Il s'agit en plus de travailleurs dont l'annonce en Suisse a été faite; ce sont des personnes venant de l'Union européenne et qui sont donc autorisées à travailler en Suisse. Il n'est ainsi pas question de travailleurs illégaux comme j'ai cru le comprendre dans certaines interventions. La question qui se pose est de savoir s'il y a eu un montage financier laissant croire que le salaire obligatoire selon la convention collective était bien versé alors qu'il était ristourné en tout ou partie - en partie certainement - à l'employeur. Donc, attendons les résultats de l'enquête !
Je voulais encore dire que la situation des TPG est un des aspects du problème; il est évident que les employés n'ont pas à subir de préjudice. On peut rendre grâce à mon collègue d'avoir fait en sorte que les travailleurs ne soient pas victimes de ces machinations si celles-ci sont finalement reconnues. Je dirais presque que c'est la moindre des choses qu'il n'y ait pas de victimes de ce système !

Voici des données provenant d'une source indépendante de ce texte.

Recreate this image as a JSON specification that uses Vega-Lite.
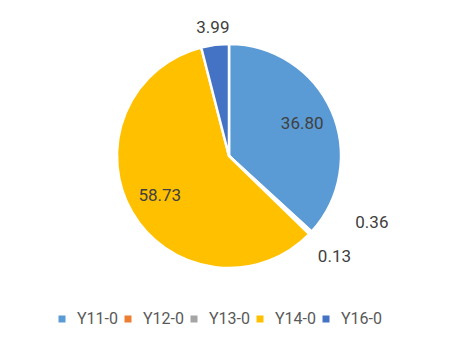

Mais il y a d'autres abcès... d'autres aspects, pardon ! (Rires.) Il y a des abcès qu'il faudrait crever, mais on s'en occupera ! Il y a d'autres aspects du problème qui concernent le droit public et pas uniquement le droit privé, c'est-à-dire les relations employeur-employé avec un salaire versé partiellement. Ce sont des aspects concernant l'application de notre accord intercantonal sur les marchés publics, édicté afin d'assurer une saine concurrence, on l'a dit. Bien évidemment, si ces machinations sont avérées, alors cette concurrence n'était pas saine, elle était clairement déloyale. Il ne s'agit pas simplement de fermer un chantier, comme on le demande, avec des conséquences sur d'autres entreprises; il s'agit de sanctionner une entreprise qui a violé les règles qui s'appliquent chez nous, qui sont celles de l'AIMP.
Ce débat intervient peut-être un peu trop tôt, mais sachez que vos préoccupations sont celles du Conseil d'Etat - si je peux vous rassurer à ce stade. Ces préoccupations sont d'ailleurs celles du Conseil d'Etat depuis plus longtemps que la date à laquelle ces faits ont été portés à la connaissance du public, et si des sanctions doivent être prises, elles le seront ! Elles le seront de manière immédiate, cela sera certainement décidé dans un avenir proche.
Le président. Merci, Monsieur le conseiller d'Etat. Nous passons à la procédure de vote sur cette résolution.
Mise aux voix, la résolution 883 est adoptée et renvoyée au Conseil d'Etat par 88 oui (unanimité des votants). (Applaudissements à l'annonce du résultat.)